**Instructions for the task:** Show only lines that include "this".

==================================================

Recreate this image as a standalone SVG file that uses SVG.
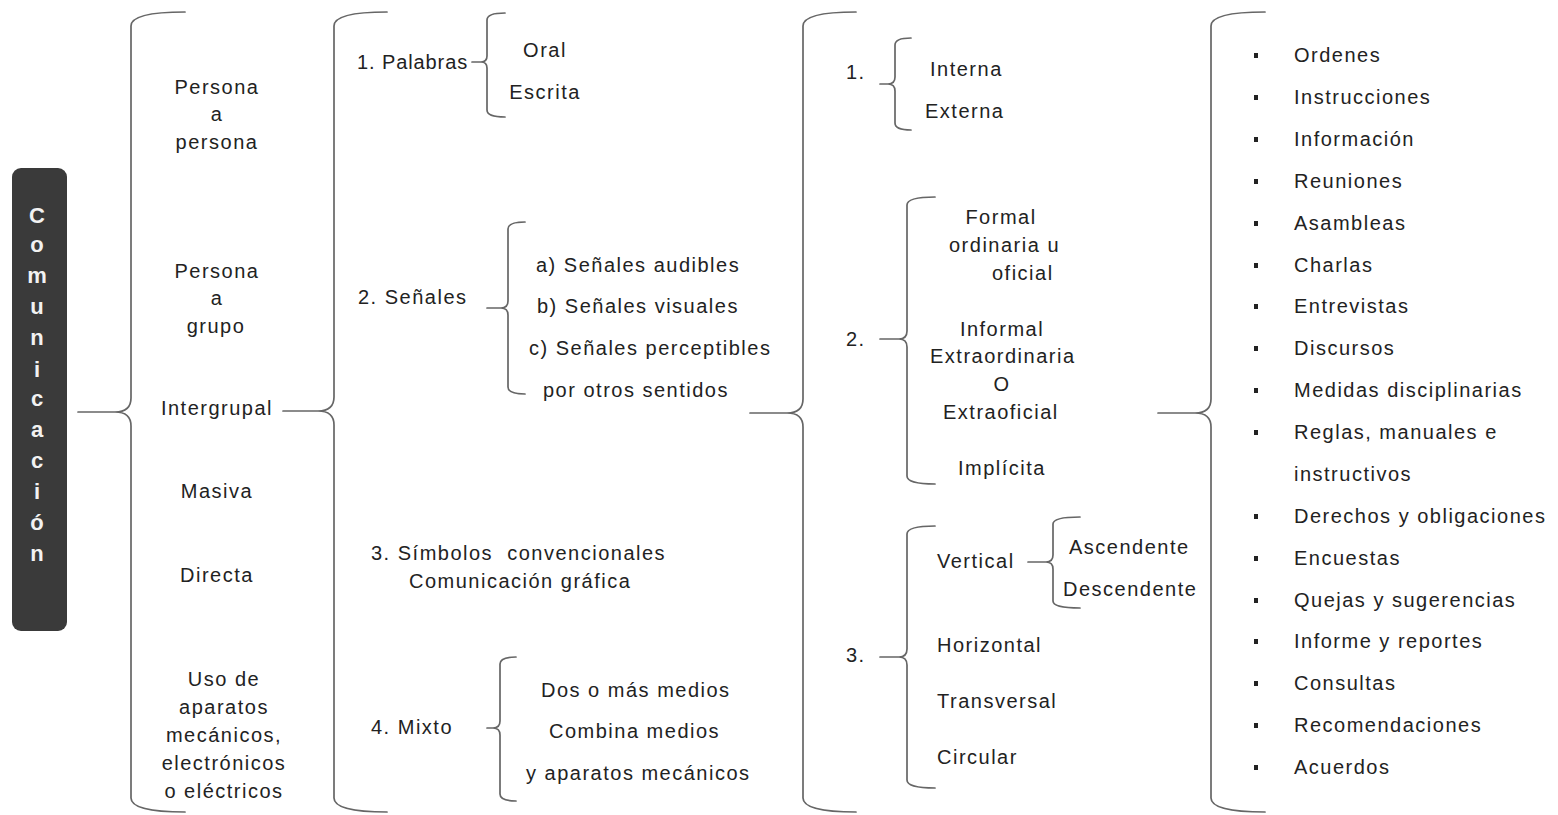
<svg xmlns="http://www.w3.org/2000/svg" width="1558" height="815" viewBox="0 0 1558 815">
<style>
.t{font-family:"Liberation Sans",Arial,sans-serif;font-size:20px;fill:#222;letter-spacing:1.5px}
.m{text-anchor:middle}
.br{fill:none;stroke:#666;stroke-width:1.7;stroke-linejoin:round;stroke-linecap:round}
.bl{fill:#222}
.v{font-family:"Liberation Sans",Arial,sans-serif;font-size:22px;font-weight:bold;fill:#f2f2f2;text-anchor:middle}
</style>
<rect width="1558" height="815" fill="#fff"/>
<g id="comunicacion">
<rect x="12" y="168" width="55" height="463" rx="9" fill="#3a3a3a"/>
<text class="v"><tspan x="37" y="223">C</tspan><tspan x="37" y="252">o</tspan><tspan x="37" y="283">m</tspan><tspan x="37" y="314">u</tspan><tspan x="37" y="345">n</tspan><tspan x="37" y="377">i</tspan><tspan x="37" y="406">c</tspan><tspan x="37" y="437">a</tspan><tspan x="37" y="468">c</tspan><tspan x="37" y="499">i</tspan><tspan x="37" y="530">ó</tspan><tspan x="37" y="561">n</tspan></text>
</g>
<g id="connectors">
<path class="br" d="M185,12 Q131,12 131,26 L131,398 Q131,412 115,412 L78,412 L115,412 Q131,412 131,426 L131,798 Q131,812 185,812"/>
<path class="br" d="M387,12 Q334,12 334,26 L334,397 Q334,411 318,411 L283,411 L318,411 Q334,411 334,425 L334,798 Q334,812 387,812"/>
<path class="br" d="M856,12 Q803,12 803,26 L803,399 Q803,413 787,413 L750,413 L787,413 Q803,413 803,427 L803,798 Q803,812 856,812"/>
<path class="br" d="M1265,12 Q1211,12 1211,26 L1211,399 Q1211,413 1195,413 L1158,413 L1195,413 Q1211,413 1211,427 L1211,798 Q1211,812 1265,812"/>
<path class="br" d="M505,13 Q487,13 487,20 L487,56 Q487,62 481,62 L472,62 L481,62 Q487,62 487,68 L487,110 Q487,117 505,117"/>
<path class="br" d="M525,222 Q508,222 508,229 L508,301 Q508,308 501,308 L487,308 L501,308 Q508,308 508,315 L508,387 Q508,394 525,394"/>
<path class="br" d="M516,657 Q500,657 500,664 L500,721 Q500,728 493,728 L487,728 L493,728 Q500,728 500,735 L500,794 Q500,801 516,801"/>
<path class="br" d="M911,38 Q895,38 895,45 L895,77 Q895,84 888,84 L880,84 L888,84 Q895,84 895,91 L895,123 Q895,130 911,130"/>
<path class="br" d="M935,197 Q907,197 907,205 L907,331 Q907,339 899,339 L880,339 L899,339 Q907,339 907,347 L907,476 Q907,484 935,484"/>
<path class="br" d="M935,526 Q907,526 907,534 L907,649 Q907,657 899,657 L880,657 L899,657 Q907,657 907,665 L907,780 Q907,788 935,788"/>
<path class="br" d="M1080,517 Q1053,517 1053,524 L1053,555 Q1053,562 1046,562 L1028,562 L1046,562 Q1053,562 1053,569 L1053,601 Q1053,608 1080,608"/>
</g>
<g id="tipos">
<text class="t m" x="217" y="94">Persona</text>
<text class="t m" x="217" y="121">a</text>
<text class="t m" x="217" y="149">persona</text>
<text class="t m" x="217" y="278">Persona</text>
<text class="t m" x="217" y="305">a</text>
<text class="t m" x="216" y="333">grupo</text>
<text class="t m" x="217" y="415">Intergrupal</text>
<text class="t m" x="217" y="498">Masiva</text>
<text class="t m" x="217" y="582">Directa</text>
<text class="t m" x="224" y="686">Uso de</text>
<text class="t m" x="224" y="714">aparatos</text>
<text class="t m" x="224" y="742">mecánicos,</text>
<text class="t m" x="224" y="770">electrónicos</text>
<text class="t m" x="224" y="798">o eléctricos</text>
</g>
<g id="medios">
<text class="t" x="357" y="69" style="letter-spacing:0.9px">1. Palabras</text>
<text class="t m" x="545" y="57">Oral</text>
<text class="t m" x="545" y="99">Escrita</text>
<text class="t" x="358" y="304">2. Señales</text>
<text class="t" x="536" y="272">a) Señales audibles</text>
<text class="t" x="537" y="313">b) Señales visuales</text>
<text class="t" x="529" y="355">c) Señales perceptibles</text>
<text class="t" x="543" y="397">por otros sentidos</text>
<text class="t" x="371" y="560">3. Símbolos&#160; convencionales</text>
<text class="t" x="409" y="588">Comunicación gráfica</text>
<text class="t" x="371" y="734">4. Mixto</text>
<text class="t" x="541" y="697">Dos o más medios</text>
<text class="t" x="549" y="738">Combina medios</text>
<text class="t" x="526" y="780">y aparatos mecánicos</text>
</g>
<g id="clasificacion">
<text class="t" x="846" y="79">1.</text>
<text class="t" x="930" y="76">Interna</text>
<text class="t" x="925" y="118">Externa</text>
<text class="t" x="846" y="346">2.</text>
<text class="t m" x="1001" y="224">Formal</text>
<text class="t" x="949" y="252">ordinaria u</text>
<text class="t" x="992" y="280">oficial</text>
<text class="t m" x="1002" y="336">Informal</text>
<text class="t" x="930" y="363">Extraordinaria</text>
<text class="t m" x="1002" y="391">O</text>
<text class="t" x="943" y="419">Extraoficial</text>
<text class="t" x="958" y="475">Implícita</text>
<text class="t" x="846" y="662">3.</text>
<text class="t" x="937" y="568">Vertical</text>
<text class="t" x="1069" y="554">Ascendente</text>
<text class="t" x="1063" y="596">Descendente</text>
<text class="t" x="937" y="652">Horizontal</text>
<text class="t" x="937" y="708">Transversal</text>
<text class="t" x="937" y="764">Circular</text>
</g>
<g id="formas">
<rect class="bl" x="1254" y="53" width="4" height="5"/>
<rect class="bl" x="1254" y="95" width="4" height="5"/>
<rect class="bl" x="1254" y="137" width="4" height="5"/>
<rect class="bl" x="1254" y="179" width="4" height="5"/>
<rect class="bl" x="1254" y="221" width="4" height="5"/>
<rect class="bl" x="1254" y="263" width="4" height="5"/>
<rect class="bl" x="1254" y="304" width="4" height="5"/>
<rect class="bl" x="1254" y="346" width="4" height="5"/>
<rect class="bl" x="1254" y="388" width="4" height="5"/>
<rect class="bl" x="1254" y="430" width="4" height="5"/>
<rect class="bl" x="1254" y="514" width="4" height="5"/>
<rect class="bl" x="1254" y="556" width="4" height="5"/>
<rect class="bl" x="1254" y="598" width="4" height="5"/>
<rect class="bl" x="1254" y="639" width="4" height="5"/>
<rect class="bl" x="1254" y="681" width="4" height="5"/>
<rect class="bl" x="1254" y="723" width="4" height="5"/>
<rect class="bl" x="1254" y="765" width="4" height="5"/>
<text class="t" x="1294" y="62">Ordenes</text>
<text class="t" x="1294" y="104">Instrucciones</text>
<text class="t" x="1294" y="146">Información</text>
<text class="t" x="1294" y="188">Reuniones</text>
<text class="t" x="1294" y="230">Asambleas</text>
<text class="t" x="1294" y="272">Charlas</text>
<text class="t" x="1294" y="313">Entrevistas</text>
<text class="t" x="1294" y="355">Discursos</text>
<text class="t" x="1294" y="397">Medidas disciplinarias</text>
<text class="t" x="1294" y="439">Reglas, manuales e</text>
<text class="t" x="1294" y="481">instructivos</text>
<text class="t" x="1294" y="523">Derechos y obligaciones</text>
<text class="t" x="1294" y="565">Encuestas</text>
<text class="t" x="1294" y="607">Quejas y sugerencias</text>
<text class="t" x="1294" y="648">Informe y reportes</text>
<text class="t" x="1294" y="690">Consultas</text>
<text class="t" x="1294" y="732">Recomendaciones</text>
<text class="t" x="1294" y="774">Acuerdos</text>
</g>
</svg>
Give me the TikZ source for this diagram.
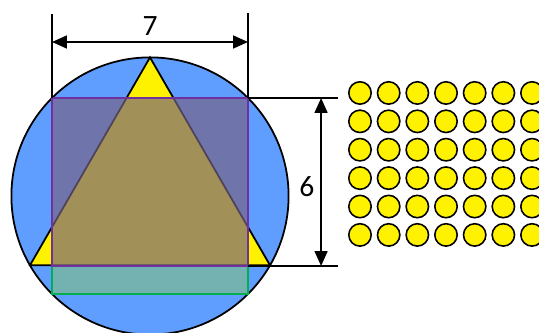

==================================================

**Worked solution:**
Recreate this image as a standalone SVG file that uses SVG.
Give me the TikZ source for this diagram.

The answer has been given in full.